Ce mot, qui était une injure, ne se trouve qu’une seule fois dans le Nouveau Testament : Matthieu 5.22.

Il ne se présente pas assez souvent dans la littérature juive pour qu’on en puisse donner, du moins à propos de ce texte, une traduction très précise. Une note de la version Stapfer va jusqu’à dire que la signification exacte de cette insulte est inconnue. Il semble pourtant qu’on puisse affirmer ce qui suit : Raca est la transcription littérale en grec de l’hébreu correspondant, dérivé de l’adjectif réq qui, au sens propre, signifie « vide ». Au figuré, le mot a pris une signification et une extension péjoratives : on l’employait pour parler d’un homme privé de sens, d’esprit, une « tête sans cervelle », comme celui à qui s’adresse l’épître de Jacques : (Jacques 2.20) « Veux-tu comprendre, homme vain (kéné = vide) que tu es, que la foi sans les Å“uvres est stérile ? »

Dans d’autres cas, réq est appliqué à un homme sans éducation, ou sans dignité, dénué de sens moral. On peut trouver plusieurs exemples de cette dernière acception dans la littérature talmudique. Voir aussi, dans l’Ancien Testament, Juges 9.4, où il est parlé de gens sans aveu à la solde d’Abimélec. Il y a sans doute un rapport, pour la forme et pour le sens, entre « raca » et le mot français « racaille ».

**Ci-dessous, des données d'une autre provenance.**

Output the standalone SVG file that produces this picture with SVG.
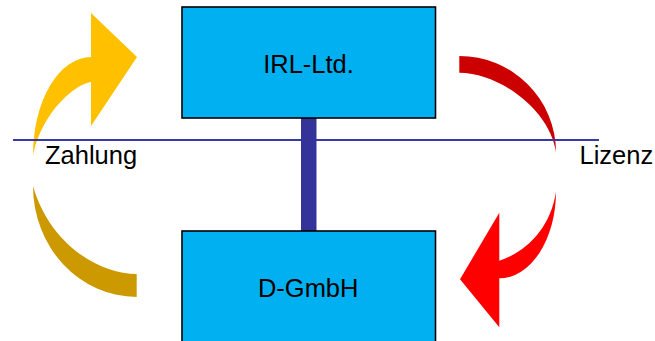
<svg xmlns="http://www.w3.org/2000/svg" width="655" height="341" viewBox="0 0 655 341">
  <style>
    .box { fill: #00B0F0; stroke: #000000; stroke-width: 1.6; }
    .lbl { font-family: "Liberation Sans", Arial, sans-serif; font-size: 25.5px; fill: #000000; }
  </style>
  <rect width="655" height="341" fill="#FFFFFF"/>
  <g id="arrows">
    <path id="zahlung-up" d="M 33 155 A 58 98 0 0 1 91 57 L 91 13 L 137 57 L 91 126 L 91 82 C 75 84 42 112 33 155 Z" fill="#FFC000"/>
    <path id="zahlung-down" d="M 33 186 A 103.7 111 0 0 0 136.7 297 L 136.7 274 C 100 274 50 245 33 186 Z" fill="#CC9900"/>
    <path id="lizenz-up" d="M 459.3 56 A 96.7 96.3 0 0 1 556 152.3 C 550 110 500 73 459.3 72.7 Z" fill="#CC0000"/>
    <path id="lizenz-down" d="M 556 191.7 A 56.7 86.6 0 0 1 499.3 278.3 L 499.3 327.3 L 460 279.3 L 499.3 212.7 L 499.3 260.7 C 525 252 550 230 556 191.7 Z" fill="#FF0000"/>
  </g>
  <g id="connectors">
    <line x1="13" y1="140" x2="599" y2="140" stroke="#3838A8" stroke-width="1.8"/>
    <rect x="301" y="118" width="15.5" height="113" fill="#333399"/>
  </g>
  <g id="irl">
    <rect class="box" x="182" y="7" width="253.5" height="111"/>
    <text class="lbl" x="308.5" y="73.3" text-anchor="middle">IRL-Ltd.</text>
  </g>
  <g id="dgmbh">
    <rect class="box" x="182" y="231" width="253.5" height="150"/>
    <text class="lbl" x="308.2" y="296.7" text-anchor="middle">D-GmbH</text>
  </g>
  <g id="labels">
    <text class="lbl" x="45" y="164.3">Zahlung</text>
    <text class="lbl" x="579.5" y="164.3">Lizenz</text>
  </g>
</svg>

Pour en revenir au texte de Matthieu 5.22, certains interprètes ont cru voir une gradation, quant à l’intensité du mépris ou de l’indignation exprimés, entre le terme injurieux de « raca » et l’appellation de « fou » qu’on trouve dans le même verset : l’un des deux mots viserait plutôt une indigence intellectuelle, et l’autre une carence dans le domaine moral. Mais cette opinion ne repose sur rien de sûr. Quoi qu’il en soit, l’injure exprimée par le mot raca paraît avoir été grave, et nous savons que la loi rabbinique se montrait fort sévère à l’égard de ceux qui en proféraient de telles ; d’ailleurs toute injure, directe ou indirecte, et toute parole diffamatoire ou même simplement satirique étaient considérées comme autant d’offenses graves, passibles du jugement de la Cour suprême, à l’égal du meurtre. Et si Jésus lui-même se montre ici d’une sévérité qui, au premier abord, peut paraître excessive, c’est que, comme toujours, il juge de la valeur ou de la gravité des paroles et des actes par le sentiment, la disposition morale, l’intention profonde d’où ils procèdent. Dans le sentiment qui pousse un homme à dire à son frère raca, Jésus voit la marque d’une disposition d’esprit qui contient en germe l’impulsion au meurtre. C’est donc déjà, au moins en principe, en esprit, une transgression du 6e commandement, qui défend d’attenter à la vie de son prochain.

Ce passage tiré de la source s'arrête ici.